I'm forced to hold on to moments like this now that Martin has been reduced to a stumbling mass of hair—no thanks to something called canine distemper. The last few weeks, he's been on IV, with an anti-bite mask wrapped around his mouth. He's also had to deal with an inordinate amount of eye discharge, which has led to futile attempts at wiping it off against the nearest solid surface, and which has basically rendered him blind: a dog walking pathetically into walls, mirrors, the legs of chairs. There's also, as I mentioned, the 'stumbling' part. He's fighting, brave little boy, he's fighting, but he can't lift at least one of his legs—can't lift it long or high enough to keep him from losing balance, like a disabled person whose grip on the stick constantly falters.

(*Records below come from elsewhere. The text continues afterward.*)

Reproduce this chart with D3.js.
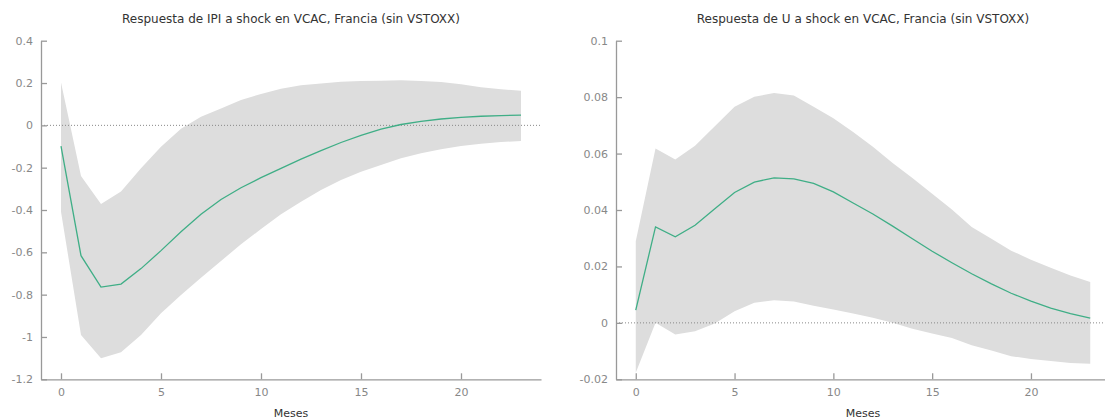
<!DOCTYPE html>
<meta charset='utf-8'>
<head>
  <title>Respuesta a shock en VCAC, Francia</title>
  <style>
    body { margin: 0; background: #fff; }
    svg { display: block; overflow: hidden; }
    text { font-family: 'DejaVu Sans', Verdana, sans-serif; }
  </style>
</head>
<body>
  <div id='chart'></div>
</body>
<script src='https://d3js.org/d3.v7.min.js'></script>
<script>

// horizonte en meses
var meses = d3.range(24);
var xTicks = [0, 5, 10, 15, 20];

// respuesta de IPI
var ipiMedia = [-0.098, -0.616, -0.764, -0.750, -0.677, -0.592, -0.503, -0.420, -0.350, -0.295,
                -0.247, -0.203, -0.160, -0.119, -0.081, -0.047, -0.018, 0.004, 0.019, 0.030,
                0.038, 0.043, 0.046, 0.048];
var ipiSup = [0.203, -0.239, -0.372, -0.313, -0.203, -0.101, -0.016, 0.041, 0.080, 0.120,
              0.148, 0.173, 0.189, 0.198, 0.206, 0.209, 0.211, 0.213, 0.209, 0.205,
              0.194, 0.180, 0.170, 0.164];
var ipiInf = [-0.408, -0.991, -1.101, -1.072, -0.991, -0.888, -0.802, -0.720, -0.641, -0.562,
              -0.490, -0.420, -0.361, -0.306, -0.258, -0.219, -0.187, -0.156, -0.132, -0.113,
              -0.098, -0.087, -0.079, -0.074];
var ipiTicks = [-1.2, -1, -0.8, -0.6, -0.4, -0.2, 0, 0.2, 0.4];

// respuesta de U
var uMedia = [0.0045, 0.0340, 0.0305, 0.0346, 0.0404, 0.0462, 0.0499, 0.0514, 0.0510, 0.0494,
              0.0464, 0.0425, 0.0386, 0.0343, 0.0298, 0.0254, 0.0213, 0.0174, 0.0138, 0.0105,
              0.0077, 0.0052, 0.0033, 0.0017];
var uSup = [0.0289, 0.0618, 0.0579, 0.0628, 0.0697, 0.0766, 0.0801, 0.0815, 0.0806, 0.0766,
            0.0725, 0.0676, 0.0624, 0.0567, 0.0513, 0.0458, 0.0402, 0.0340, 0.0298, 0.0256,
            0.0224, 0.0195, 0.0168, 0.0145];
var uInf = [-0.0177, 0.0000, -0.0041, -0.0030, -0.0002, 0.0041, 0.0071, 0.0080, 0.0076, 0.0061,
            0.0047, 0.0033, 0.0018, 0.0000, -0.0021, -0.0038, -0.0054, -0.0079, -0.0098, -0.0118,
            -0.0128, -0.0135, -0.0142, -0.0145];
var uTicks = [-0.02, 0, 0.02, 0.04, 0.06, 0.08, 0.1];

var width = 1105,
    height = 419,
    plotTop = 40.7,
    plotBottom = 379.3;

var svg = d3.select('#chart').append('svg')
    .attr('width', width)
    .attr('height', height);

var panels = [
  { title: 'Respuesta de IPI a shock en VCAC, Francia (sin VSTOXX)',
    left: 41, right: 541, media: ipiMedia, sup: ipiSup, inf: ipiInf,
    yDomain: [-1.2, 0.4], yTicks: ipiTicks },
  { title: 'Respuesta de U a shock en VCAC, Francia (sin VSTOXX)',
    left: 616, right: 1110, media: uMedia, sup: uSup, inf: uInf,
    yDomain: [-0.02, 0.1], yTicks: uTicks }
];

panels.forEach(function(p) {
  var x = d3.scaleLinear().domain([-1, 24]).range([p.left, p.right]),
      y = d3.scaleLinear().domain(p.yDomain).range([plotBottom, plotTop]);

  var g = svg.append('g');

  var rows = meses.map(function(m, i) {
    return { m: m, media: p.media[i], sup: p.sup[i], inf: p.inf[i] };
  });

  g.append('path')
      .datum(rows)
      .attr('fill', '#dddddd')
      .attr('d', d3.area()
          .x(function(d) { return x(d.m); })
          .y0(function(d) { return y(d.inf); })
          .y1(function(d) { return y(d.sup); }));

  g.append('line')
      .attr('x1', p.left).attr('x2', p.right)
      .attr('y1', y(0)).attr('y2', y(0))
      .attr('stroke', '#888')
      .attr('stroke-width', 1)
      .attr('stroke-dasharray', '1,2');

  g.append('path')
      .datum(rows)
      .attr('fill', 'none')
      .attr('stroke', '#3fae86')
      .attr('stroke-width', 1.3)
      .attr('d', d3.line()
          .x(function(d) { return x(d.m); })
          .y(function(d) { return y(d.media); }));

  var yAxis = g.append('g')
      .attr('transform', 'translate(' + p.left + ',0)')
      .call(d3.axisLeft(y).tickValues(p.yTicks).tickSize(-6).tickSizeOuter(0)
          .tickPadding(8).tickFormat(function(d) { return String(d); }));

  var xAxis = g.append('g')
      .attr('transform', 'translate(0,' + plotBottom + ')')
      .call(d3.axisBottom(x).tickValues(xTicks).tickSize(-6).tickSizeOuter(0)
          .tickPadding(9));

  [yAxis, xAxis].forEach(function(a) {
    a.select('.domain').attr('stroke', '#999').attr('stroke-width', 1.3);
    a.selectAll('.tick line').attr('stroke', '#999').attr('stroke-width', 1.3);
    a.selectAll('.tick text')
        .attr('fill', '#888')
        .style('font-size', '11px')
        .style('font-family', "'DejaVu Sans', Verdana, sans-serif");
  });

  var cx = (p.left + p.right) / 2;

  g.append('text')
      .attr('x', cx).attr('y', 23)
      .attr('text-anchor', 'middle')
      .attr('fill', '#333')
      .style('font-size', '12px')
      .text(p.title);

  g.append('text')
      .attr('x', cx).attr('y', 417)
      .attr('text-anchor', 'middle')
      .attr('fill', '#333')
      .style('font-size', '11px')
      .text('Meses');
});

</script>
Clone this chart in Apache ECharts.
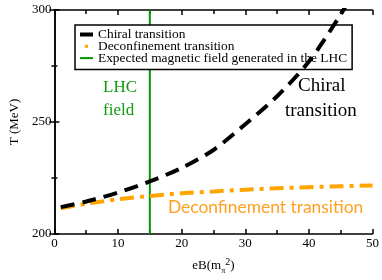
<!DOCTYPE html>
<html><head><meta charset="utf-8">
<script src="https://cdn.jsdelivr.net/npm/echarts@6/dist/echarts.min.js"></script>
<style>html,body{margin:0;padding:0;background:#fff}#c{width:382px;height:280px}</style>
</head><body><div id="c"></div>
<script>
var chiralX = [1, 5, 10, 15, 20, 25, 30, 35, 40, 45, 47];
var chiralT = [212, 214.5, 218.5, 223.5, 229.5, 237.5, 249, 261.5, 277, 298, 308];
var deconfX = [1, 5, 10, 15, 20, 25, 30, 35, 40, 45, 50];
var deconfT = [211.5, 213.5, 215.5, 217, 218.2, 219, 219.8, 220.4, 220.9, 221.3, 221.7];
var lhcX = [15, 15];
var lhcT = [200, 300];
var xTicks = [0, 10, 20, 30, 40, 50];
var yTicks = [200, 250, 300];
var seriesNames = ['Chiral transition', 'Deconfinement transition', 'Expected magnetic field generated in the LHC'];

function pairs(xs, ys) { return xs.map(function (x, i) { return [x, ys[i]]; }); }
var serif = 'Liberation Serif';
var chart = echarts.init(document.getElementById('c'), null, {renderer: 'canvas'});
var gridL = 42, gridT = 10, gridR = 9, gridB = 41;
chart.setOption({
  animation: false,
  backgroundColor: '#fff',
  grid: {left: gridL, top: gridT, right: gridR, bottom: gridB},
  legend: {
    orient: 'vertical', left: 75, top: 25,
    backgroundColor: '#fff', borderColor: '#000', borderWidth: 1.5, borderRadius: 0,
    padding: [3, 5, 5, 5], itemGap: -1.2, itemWidth: 13, itemHeight: 4,
    textStyle: {fontFamily: serif, fontSize: 13.4, color: '#000'},
    data: [
      {name: seriesNames[0], icon: 'rect', itemStyle: {color: '#000'}},
      {name: seriesNames[1], icon: 'path://M0,0h0.01v0.01h-0.01z M5,0.5h3v3h-3z M13,4h0.01v0.01h-0.01z', itemStyle: {color: '#ffa500'}},
      {name: seriesNames[2], icon: 'path://M0,1h13v2h-13z', itemStyle: {color: '#009900'}}
    ]
  },
  xAxis: [{
    type: 'value', min: 0, max: 50, interval: 10, position: 'bottom',
    axisLine: {lineStyle: {color: '#000', width: 1.5}},
    axisTick: {inside: true, length: 5, lineStyle: {color: '#000', width: 1.5}},
    minorTick: {show: true, splitNumber: 2, length: 4, lineStyle: {color: '#000', width: 1.5}},
    splitLine: {show: false},
    axisLabel: {fontFamily: serif, fontSize: 13, color: '#000', margin: 3},
    name: '{a|eB(m}{sub|π}{sup|2}{a|)}', nameLocation: 'middle', nameGap: 23,
    nameTextStyle: {fontFamily: serif, fontSize: 13, color: '#000',
      rich: {a: {fontFamily: serif, fontSize: 13, color: '#000'},
             sub: {fontFamily: serif, fontSize: 8, color: '#000', verticalAlign: 'bottom', padding: [6, 0, 0, 0]},
             sup: {fontFamily: serif, fontSize: 10, color: '#000', verticalAlign: 'top', padding: [0, 0, 8, 0]}}}
  }, {
    type: 'value', min: 0, max: 50, interval: 10, position: 'top',
    axisLine: {lineStyle: {color: '#000', width: 1.5}},
    axisTick: {inside: true, length: 5, lineStyle: {color: '#000', width: 1.5}},
    minorTick: {show: true, splitNumber: 2, length: 4, lineStyle: {color: '#000', width: 1.5}},
    splitLine: {show: false}, axisLabel: {show: false}
  }],
  yAxis: [{
    type: 'value', min: 200, max: 300, interval: 50, position: 'left',
    axisLine: {lineStyle: {color: '#000', width: 1.5}},
    axisTick: {inside: true, length: 5, lineStyle: {color: '#000', width: 1.5}},
    minorTick: {show: true, splitNumber: 2, length: 3, lineStyle: {color: '#000', width: 1.5}},
    splitLine: {show: false},
    axisLabel: {fontFamily: serif, fontSize: 13, color: '#000', margin: 3},
    name: 'T (MeV)', nameLocation: 'middle', nameGap: 32, nameRotate: 90,
    nameTextStyle: {fontFamily: serif, fontSize: 13, color: '#000'}
  }, {
    type: 'value', min: 200, max: 300, interval: 50, position: 'right',
    axisLine: {lineStyle: {color: '#000', width: 1.5}},
    axisTick: {inside: true, length: 5, lineStyle: {color: '#000', width: 1.5}},
    minorTick: {show: true, splitNumber: 2, length: 3, lineStyle: {color: '#000', width: 1.5}},
    splitLine: {show: false}, axisLabel: {show: false}
  }],
  series: [
    {name: seriesNames[2], type: 'line', data: pairs(lhcX, lhcT), symbol: 'none', z: 2,
     lineStyle: {color: '#009900', width: 2}, itemStyle: {color: '#009900'}},
    {name: seriesNames[1], type: 'line', data: pairs(deconfX, deconfT), symbol: 'none', smooth: 0.3, z: 3,
     lineStyle: {color: '#ffa500', width: 4, type: [14, 6, 4, 6], cap: 'butt'}, itemStyle: {color: '#ffa500'}},
    {name: seriesNames[0], type: 'line', data: pairs(chiralX, chiralT), symbol: 'none', smooth: 0.3, z: 4, clip: true,
     lineStyle: {color: '#000', width: 4, type: [14, 8], cap: 'butt'}, itemStyle: {color: '#000'}}
  ],
  graphic: [
    {type: 'text', left: 103, top: 79, style: {text: 'LHC', fontFamily: serif, fontSize: 17, fill: '#109a10'}},
    {type: 'text', left: 103, top: 102, style: {text: 'field', fontFamily: serif, fontSize: 17, fill: '#109a10'}},
    {type: 'text', left: 298, top: 77, style: {text: 'Chiral', fontFamily: serif, fontSize: 19, fill: '#000'}},
    {type: 'text', left: 285, top: 102, style: {text: 'transition', fontFamily: serif, fontSize: 19, fill: '#000'}},
    {type: 'text', left: 168, top: 199, style: {text: 'Deconfinement transition', fontFamily: 'Lato', fontSize: 17.4, fill: '#ffa020'}}
  ]
});
</script></body></html>
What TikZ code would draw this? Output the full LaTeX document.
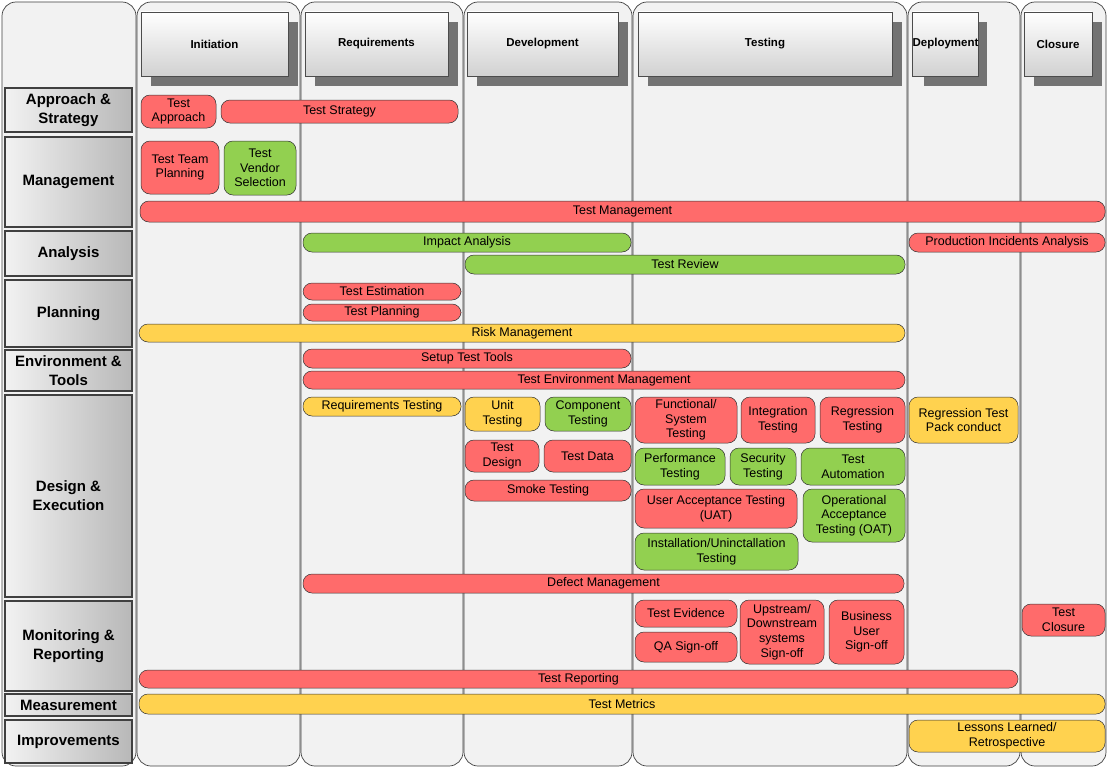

So I think to myself, come back, Martin, come back to your old self, jump up and down and bark at me if you have to.

But his breathing is increasingly labored; his life fading. Yesterday, my younger brother Josemaria sent me a text message that read, "Papa is asking if it's okay with you that we euthanize Martin." That sent me into a pretty horrible state; all of a sudden, there was a lump in my throat that made its way out through my eyes and on to a piece of Starbucks tissue. (Well, it wasn't that poignant. I actually sobbed like a wittle girl.) I responded immediately by saying I'd spend as much of my measly income to keep the dog alive. But it isn't the money, my brother replied. The neurological damage is permanent. Like in Alzheimer's or Parkinson's. Martin's completely disoriented, he no longer has any idea what's going on, he doesn't even respond to his name anymore. And it will be like that for as long as he lives. He's not going to get better. There is nothing, in other words, that we can do to save him.

Today, Father's Day, seeing Martin walk limply into a pool of his own pee (incontinence is one of the symptoms of the disease) and bump his head against something every five seconds, I've decided to change my mind. I guess there was a part of me concerned about where my convictions lay, but there was a bigger part: a wavering spirit, a reluctance to admit that the lives of dogs are just so short. Too short: no sooner did I let my guard down to love and admire Martin than this happens. It's awful, the high-pitched whimpers, the sound of him weeping. The quavering legs, the eyes that no longer open. Martin is all but gone, as difficult as it is to accept. He is family all the same, and it is with nothing but love that I say it's time, finally, to put the dog to sleep.

P.S.: Martin got the injection today, 20th of June. I'm sure he'll send our love to Mitzie.